Ordered Field: $|x|\le y$ iff $-y\le x\le y$ I had a question regarding this part of a theorem that describes the inequalities of the absolute value function for order field $\mathbb{F}.$ Here is the theorem:
Theorem: Let $\mathbb{F}$ be an ordered field and $x,y\in\mathbb{F}$. Then
(a)$|x|\geq0$ and $|x|=0\Leftrightarrow{x}=0;$
...
(d) $|x|\leq{y}\Leftrightarrow-y\leq{x}\leq{y}.$
I am trying to prove statement "(d)," as shown above. Here is my proof:
Proof: We prove that (A) $|x|\leq{y}\Rightarrow-y\leq{x}\leq{y}$ and (B) $-y\leq{x}\leq{y}\Rightarrow|x|\leq{y}.$
(A) We know that $|x|=x.$ Thus, $|x|\leq{y}=x\leq{y}.$ Knowing also that $|x|=|-x|,$ then $|-x|\geq-y=x\geq-y.$ So, we know now that ($x\leq{y}$ and $x\geq-y$)$=-y\leq{x}\leq{y}.$  $\therefore |x|\leq{y}\Rightarrow-y\leq{x}\leq{y}.$
(B) $-y\leq{x}\leq{y}=$ ($x\leq{y}$ and $x\geq-y$). If $x\leq{y}$, then $|x|=y$ is also true by (a). It is the same for $x\leq{y}.$ Thus, this shows that $|x|\leq{y}.$ $\therefore -y\leq{x}\leq{y}\Rightarrow|x|\leq{y}.$ $\blacksquare$  
I need to know if I had written this proof right.
 A: Your proof, at least as written, is wrong.


*

*We do not know that $|x| = x$. Since most of what you wrote for (A) depends on that claim, it's not useful.

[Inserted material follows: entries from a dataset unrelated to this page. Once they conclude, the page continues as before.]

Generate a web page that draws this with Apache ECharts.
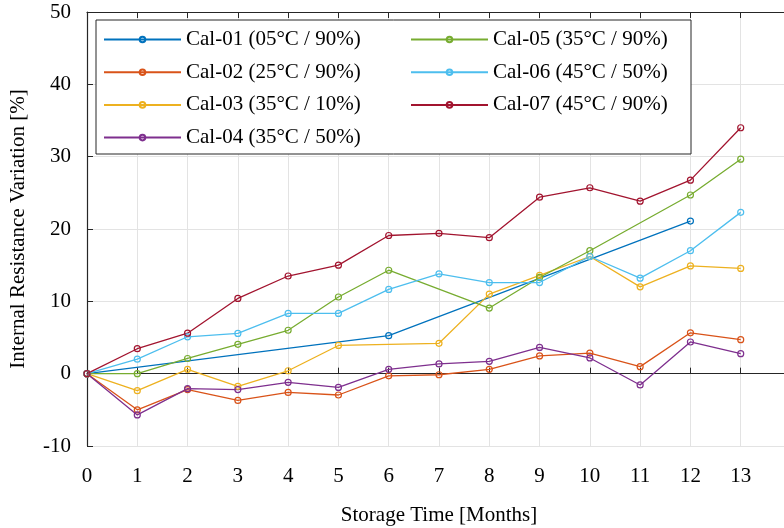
<!DOCTYPE html>
<html>
<head>
<meta charset="utf-8">
<script src="https://cdn.jsdelivr.net/npm/echarts@6/dist/echarts.min.js"></script>
<style>
  html, body { margin: 0; padding: 0; background: #fff; }
  #chart { width: 784px; height: 528px; }
</style>
</head>
<body>
<div id="chart"></div>
<script>
// months 0..13, null = no measurement that month
const months = [0, 1, 2, 3, 4, 5, 6, 7, 8, 9, 10, 11, 12, 13];
const names = [
  "Cal-01 (05°C / 90%)",
  "Cal-02 (25°C / 90%)",
  "Cal-03 (35°C / 10%)",
  "Cal-04 (35°C / 50%)",
  "Cal-05 (35°C / 90%)",
  "Cal-06 (45°C / 50%)",
  "Cal-07 (45°C / 90%)",
];
const colors = ["#0072BD", "#D95319", "#EDB120", "#7E2F8E", "#77AC30", "#4DBEEE", "#A2142F"];

const cal01 = [0, null, null, null, null, null, 5.25, null, null, null, null, null, 21.1, null];
const cal02 = [0, -5.0, -2.2, -3.7, -2.6, -2.95, -0.3, -0.15, 0.6, 2.45, 2.85, 0.97, 5.65, 4.7];
const cal03 = [0, -2.35, 0.6, -1.75, 0.4, 3.9, null, 4.2, 11.0, 13.6, 16.2, 12.0, 14.9, 14.55];
const cal04 = [0, -5.7, -2.07, -2.2, -1.2, -1.9, 0.6, 1.34, 1.7, 3.63, 2.17, -1.56, 4.38, 2.76];
const cal05 = [0, 0, 2.1, 4.05, 6.0, 10.6, 14.3, null, 9.07, 13.3, 17.0, null, 24.7, 29.65];
const cal06 = [0, 2.0, 5.1, 5.57, 8.33, 8.33, 11.65, 13.8, 12.6, 12.6, 16.2, 13.2, 17.0, 22.3];
const cal07 = [0, 3.45, 5.6, 10.4, 13.5, 15.0, 19.1, 19.4, 18.8, 24.4, 25.7, 23.85, 26.75, 34.0];

const yTicks = [-10, 0, 10, 20, 30, 40, 50];

const allValues = [cal01, cal02, cal03, cal04, cal05, cal06, cal07];
const font = "'Liberation Serif', 'DejaVu Serif', serif";
const axisColor = "#262626";

function pairs(vals) {
  const out = [];
  vals.forEach((v, i) => {
    if (v !== null) out.push([months[i], v]);
  });
  return out;
}

const series = allValues.map((vals, i) => ({
  name: names[i],
  type: "line",
  data: pairs(vals),
  symbol: "circle",
  symbolSize: 6,
  showSymbol: true,
  lineStyle: { color: colors[i], width: 1.3 },
  itemStyle: { color: "rgba(255,255,255,0)", borderColor: colors[i], borderWidth: 1.2 },
  emphasis: { disabled: true },
  animation: false,
}));

const legendCommon = {
  orient: "vertical",
  itemWidth: 77,
  itemHeight: 7,
  itemGap: 11.7,
  textStyle: { fontFamily: font, fontSize: 21, color: "#000", lineHeight: 20 },
  selectedMode: false,
};

const chart = echarts.init(document.getElementById("chart"));
chart.setOption({
  backgroundColor: "#fff",
  grid: { left: 87, top: 12, width: 704, height: 434, outerBoundsMode: "none", containLabel: false },
  graphic: [
    {
      type: "rect",
      z: 3,
      shape: { x: 96, y: 20, width: 595, height: 134 },
      style: { fill: "#fff", stroke: axisColor, lineWidth: 1 },
    },
  ],
  legend: [
    Object.assign({ left: 98, top: 24, data: names.slice(0, 4) }, legendCommon),
    Object.assign({ left: 405, top: 24, data: names.slice(4) }, legendCommon),
  ],
  xAxis: [
    {
      type: "value",
      min: 0,
      max: 14,
      interval: 1,
      name: "Storage Time [Months]",
      nameLocation: "middle",
      nameGap: 59,
      nameTextStyle: { fontFamily: font, fontSize: 21, color: "#000" },
      axisLine: { lineStyle: { color: axisColor, width: 1.2 } },
      axisTick: { inside: true, length: 6, lineStyle: { color: axisColor } },
      axisLabel: {
        fontFamily: font,
        fontSize: 21,
        color: "#000",
        margin: 20,
        formatter: (v) => (v > 13 ? "" : String(v)),
      },
      splitLine: { show: true, lineStyle: { color: "#e3e3e3", width: 1 } },
    },
    {
      type: "value",
      position: "top",
      min: 0,
      max: 14,
      interval: 1,
      axisLine: { lineStyle: { color: axisColor, width: 1.2 } },
      axisTick: { inside: true, length: 6, lineStyle: { color: axisColor } },
      axisLabel: { show: false },
      splitLine: { show: false },
    },
  ],
  yAxis: {
    type: "value",
    min: yTicks[0],
    max: yTicks[yTicks.length - 1],
    interval: 10,
    name: "Internal Resistance Variation [%]",
    nameLocation: "middle",
    nameGap: 58,
    nameTextStyle: { fontFamily: font, fontSize: 21, color: "#000" },
    axisLine: { show: true, lineStyle: { color: axisColor, width: 1.2 } },
    axisTick: { show: true, inside: true, length: 6, lineStyle: { color: axisColor } },
    axisLabel: { fontFamily: font, fontSize: 21, color: "#000", margin: 16 },
    splitLine: { show: true, lineStyle: { color: "#e3e3e3", width: 1 } },
  },
  series: series,
});
</script>
</body>
</html>
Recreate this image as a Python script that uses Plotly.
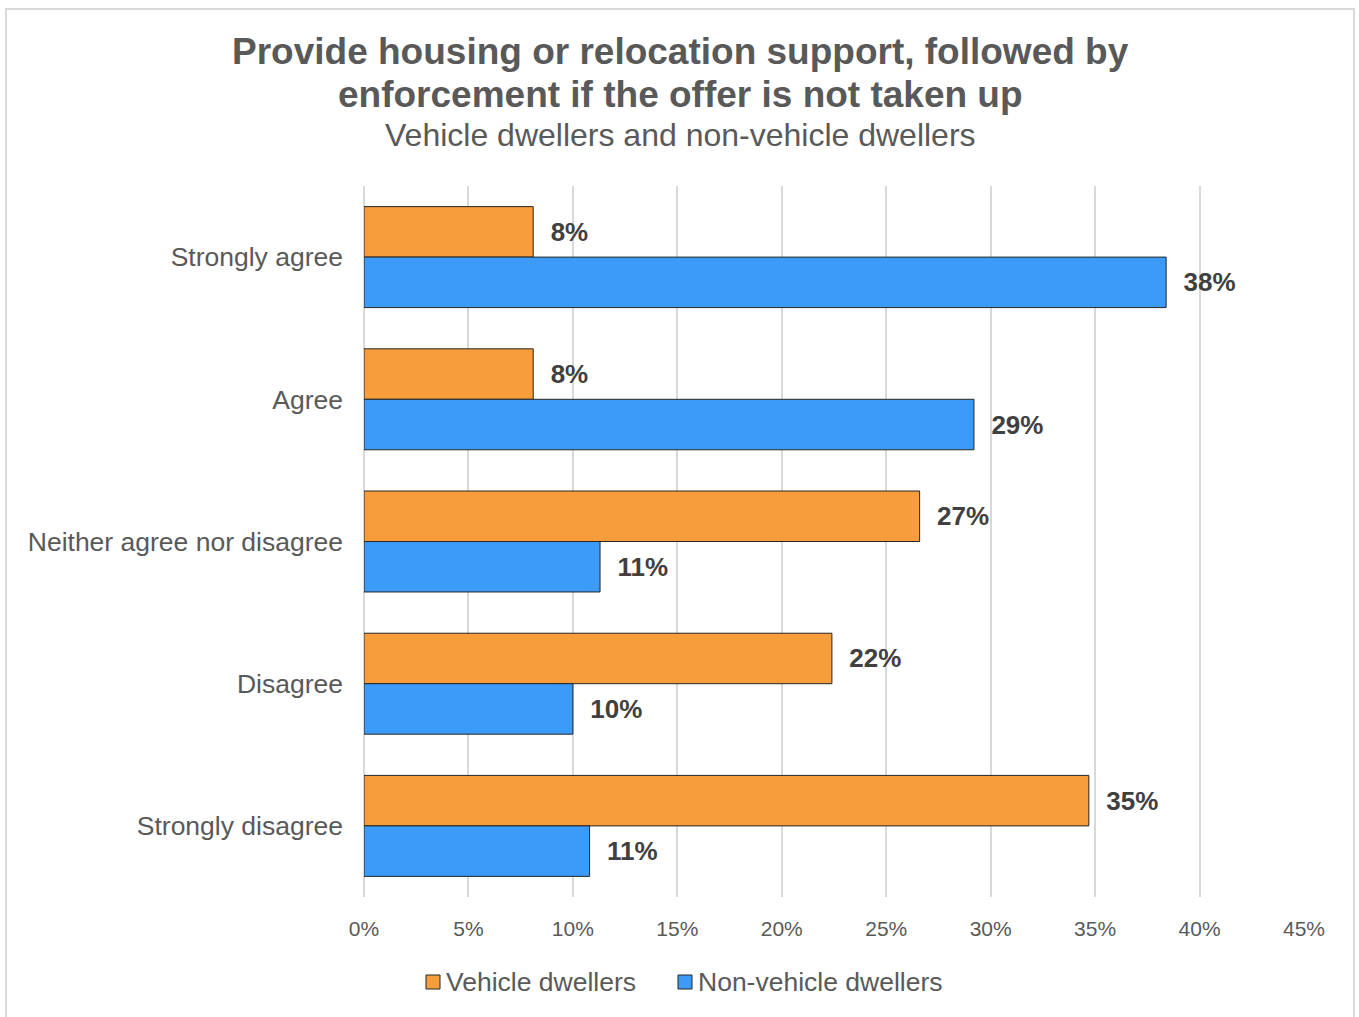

*You seem to be using $=$ to equate inequalities, which is incorrect: $|x| \leq y = x \leq y$ means that all three of the statements $|x| \leq y$, $y = x$, and $x \leq y$ are true. Try using words to correctly express your intent, or if you must, write $|x| \leq y \Longleftrightarrow x \leq y$ to mean "$|x| \leq y$ if and only if $x \leq y$". You might use $\equiv$ instead of $\Longleftrightarrow$, but in my opinion that doesn't read well.

*I think at the end of your proof of A, you use the fact that you have proven $x \geq -y$. However, nowhere in your proof have you claimed to have proven that statement: the closest you got was to claim it is equivalent to $|-x| \geq y$.

*In your proof of (B), you say you are using (a) to conclude $|x| = y$; however, nothing in (a) directly resembles either that claim, or the hypothesis you are invoking.

*It is not clear what you mean by "it is the same for $x \leq y$".

*Nor is it clear how you are therefore inferring $|x| \leq y$.

I think the proof form you were trying to invoke for part (A) was


*

*Suppose that $|x| = x$. Insert argument here. Therefore $-y \leq x \leq y$.

*Suppose that $|x| = -x$. Insert argument here. Therefore $-y \leq x \leq y$.

*Since $|x| = x$ or $|x| = -x$, we conclude $-y \leq x \leq y$.


although I would normally use "$x \geq 0$ or $x \leq 0$" rather than "$|x| = x$ or $|x| = -x$".